The firming up of bond yields in the last one year has improved attractiveness of short-term paper such as commercial paper (CP). The pool of outstanding CPs saw a 96 per cent growth at Rs 6.39 trillion in 12 months ended July 2018, according to rating agency ICRA.
It, however, warned that such excess rise carries certain risks, such as rollover paper on maturity and liquidity.
The rise was also partly due to CPs issued for funding Initial Public Offerings for HDFC Asset Management Company. It has spiked the CP outstanding volume by Rs 700 billion. However, even excluding this, the YoY growth in CP stood strong at 75 per cent, ICRA said.
While the CP rates have hardened, the spread over the call money rates also widened from 60-80 bps earlier to 130-140 bps per cent during Q4FY2018 and Q1FY2019.
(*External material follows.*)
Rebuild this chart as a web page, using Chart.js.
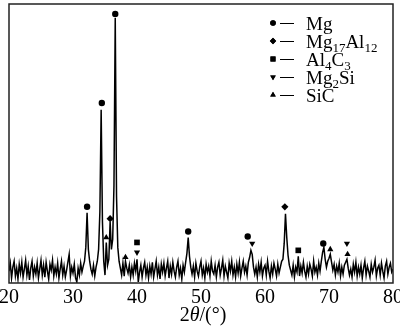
<!DOCTYPE html>
<html>
<head>
<meta charset="utf-8">
<title>XRD pattern</title>
<script src="https://cdn.jsdelivr.net/npm/chart.js@4"></script>
<style>
  html, body { margin: 0; padding: 0; background: #fff; }
  #wrap { width: 400px; height: 327px; }
</style>
</head>
<body>
<div id="wrap"><canvas id="xrd" width="400" height="327"></canvas></div>
<script>
// 2theta grid of the scan (deg)
const thetaStart = 20;
const thetaStep = 0.2;

// intensity, one value per 0.2 deg, 20..80
const intensity = [
  12, 20, 5, 16, 22, 7, 15, 4, 19, 10,      // 20
  21, 6, 14, 23, 8, 17, 3, 15, 22, 7,       // 22
  16, 9, 20, 5, 14, 23, 8, 18, 6, 21,       // 24
  12, 4, 19, 13, 23, 7, 16, 9, 20, 5,       // 26
  14, 22, 8, 17, 6, 13, 21, 29, 7, 16,      // 28
  10, 19, 5, 1, 15, 8, 20, 11, 17, 22,      // 30
  36, 71, 34, 22, 14, 9, 18, 7, 16, 22,     // 32
  34, 72, 175, 62, 22, 8, 41, 18, 24, 62,   // 34
  34, 44, 98, 268, 88, 36, 22, 15, 8, 20,   // 36
  7, 22, 15, 10, 18, 6, 16, 8, 20, 12,      // 38
  24, 1, 11, 18, 6, 15, 21, 8, 16, 5,       // 40
  17, 9, 21, 6, 14, 22, 8, 16, 4, 19,       // 42
  11, 20, 7, 15, 22, 5, 17, 9, 21, 12,      // 44
  6, 16, 22, 8, 15, 4, 18, 11, 21, 30,      // 46
  46, 27, 16, 9, 17, 6, 20, 12, 7, 16,      // 48
  22, 8, 15, 5, 19, 11, 17, 7, 22, 12,      // 50
  9, 18, 6, 16, 21, 8, 15, 23, 7, 17,       // 52
  11, 5, 20, 12, 22, 8, 16, 6, 19, 10,      // 54
  21, 7, 15, 22, 11, 17, 8, 21, 26, 33,     // 56
  29, 16, 9, 16, 6, 19, 11, 21, 7, 15,      // 58
  18, 8, 22, 12, 5, 17, 9, 20, 14, 7,       // 60
  19, 10, 16, 22, 24, 40, 70, 46, 28, 18,   // 62
  13, 8, 18, 6, 16, 11, 27, 7, 17, 10,      // 64
  21, 12, 6, 17, 9, 19, 14, 7, 22, 11,      // 66
  16, 8, 20, 12, 22, 31, 36, 24, 16, 22,    // 68
  25, 29, 21, 13, 19, 8, 17, 11, 20, 7,     // 70
  16, 9, 18, 21, 24, 15, 8, 14, 6, 19,      // 72
  11, 21, 7, 16, 9, 18, 5, 15, 22, 8,       // 74
  17, 12, 6, 19, 11, 16, 23, 7, 15, 18,     // 76
  8, 20, 12, 5, 17, 22, 9, 16, 20, 11,      // 78
  14                                        // 80
];

const xTicks = [20, 30, 40, 50, 60, 70, 80];

// phase marks: [2theta, intensity level of the symbol]
const mgMarks = [[32.2, 77], [34.5, 182], [36.6, 272], [48.0, 52], [57.3, 47], [69.1, 40]];
const mg17al12Marks = [[35.8, 65], [63.1, 77]];
const al4c3Marks = [[40.0, 41], [65.2, 33]];
const mg2siMarks = [[40.0, 31], [58.0, 40], [72.8, 40]];
const sicMarks = [[35.2, 46], [38.2, 26], [70.2, 34], [72.9, 29]];

const phaseNames = ['Mg', 'Mg_17Al_12', 'Al_4C_3', 'Mg_2Si', 'SiC'];

const serif = "'Liberation Serif', 'Times New Roman', serif";

const phases = [
  { marks: mgMarks, style: 'circle', rot: 0, r: 3.2 },
  { marks: mg17al12Marks, style: 'rectRot', rot: 0, r: 3.6 },
  { marks: al4c3Marks, style: 'rect', rot: 0, r: 4 },
  { marks: mg2siMarks, style: 'triangle', rot: 180, r: 3.6 },
  { marks: sicMarks, style: 'triangle', rot: 0, r: 3.6 }
];

const patternData = intensity.map((v, i) => ({ x: thetaStart + i * thetaStep, y: v }));

const datasets = [{
  type: 'line',
  data: patternData,
  borderColor: '#000',
  borderWidth: 1.5,
  pointRadius: 0,
  tension: 0,
  order: 2
}];
phases.forEach(p => {
  datasets.push({
    type: 'scatter',
    data: p.marks.map(m => ({ x: m[0], y: m[1] })),
    pointStyle: p.style,
    rotation: p.rot,
    pointRadius: p.r,
    backgroundColor: '#000',
    borderColor: '#000',
    borderWidth: 0,
    order: 1
  });
});

// text with _digits as subscripts
function drawRich(ctx, str, x, y, size) {
  const parts = str.split(/(_\d+)/).filter(s => s.length);
  parts.forEach(part => {
    if (part[0] === '_') {
      ctx.font = Math.round(size * 0.68) + 'px ' + serif;
      ctx.fillText(part.slice(1), x, y + size * 0.25);
      x += ctx.measureText(part.slice(1)).width;
    } else {
      ctx.font = size + 'px ' + serif;
      ctx.fillText(part, x, y);
      x += ctx.measureText(part).width;
    }
  });
}

const decorPlugin = {
  id: 'decor',
  afterDraw(chart) {
    const ctx = chart.ctx;
    const a = chart.chartArea;
    ctx.save();
    // frame
    ctx.strokeStyle = '#222';
    ctx.lineWidth = 1.5;
    ctx.strokeRect(a.left, a.top, a.right - a.left, a.bottom - a.top);

    // legend
    ctx.fillStyle = '#000';
    ctx.strokeStyle = '#000';
    ctx.textBaseline = 'alphabetic';
    ctx.textAlign = 'left';
    phases.forEach((p, i) => {
      const cy = 23 + i * 18;
      Chart.helpers.drawPoint(ctx, { pointStyle: p.style, rotation: p.rot, radius: p.r - 0.4, borderWidth: 0 }, 273, cy);
      ctx.fill();
      ctx.lineWidth = 1;
      ctx.beginPath();
      ctx.moveTo(280, cy + 0.5);
      ctx.lineTo(294, cy + 0.5);
      ctx.stroke();
      drawRich(ctx, phaseNames[i], 306, cy + 6.5, 19);
    });

    // x axis title 2θ/(°)
    const size = 20;
    ctx.font = size + 'px ' + serif;
    const w1 = ctx.measureText('2').width;
    ctx.font = 'italic ' + size + 'px ' + serif;
    const w2 = ctx.measureText('θ').width;
    ctx.font = size + 'px ' + serif;
    const w3 = ctx.measureText('/(°)').width;
    let x = 203 - (w1 + w2 + w3) / 2;
    const y = 321;
    ctx.fillText('2', x, y); x += w1;
    ctx.font = 'italic ' + size + 'px ' + serif;
    ctx.fillText('θ', x, y); x += w2;
    ctx.font = size + 'px ' + serif;
    ctx.fillText('/(°)', x, y);
    ctx.restore();
  }
};

new Chart(document.getElementById('xrd'), {
  data: { datasets },
  options: {
    responsive: false,
    animation: false,
    layout: { padding: { left: 9, right: 7, top: 1, bottom: 0 } },
    plugins: { legend: { display: false }, tooltip: { enabled: false } },
    scales: {
      x: {
        type: 'linear',
        min: 20,
        max: 80,
        grid: { display: false, drawTicks: false },
        border: { display: false },
        ticks: { color: '#000', font: { family: serif, size: 20 }, padding: 3, maxRotation: 0 },
        afterBuildTicks: s => { s.ticks = xTicks.map(v => ({ value: v })); },
        afterFit: s => { s.height = 44; s.paddingLeft = 0; s.paddingRight = 0; }
      },
      y: { display: false, min: 0, max: 282 }
    }
  },
  plugins: [decorPlugin]
});
</script>
</body>
</html>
Excess reliance on short-term debt poses rollover risks and hence liquidity risks for the borrowers.
Further, the liquidity conditions may remain tighter in H2FY2019 due to factors such as like onset of busy season for credit offtake and rise in currency circulation with the public.
The rising yields has had an opposite effect on activity bond market activity. The debt issuances declined by 34 per cent on year-on-year basis. The volume of fresh bond issuances (private placement + public issue) declined to Rs 1.16 trillion during Q1FY2019 as compared to Rs 1.75 trillion during Q1FY2018.
The companies are expected to gradually replace these short-term liabilities with long-term liabilities to lower cash-flow mismatches.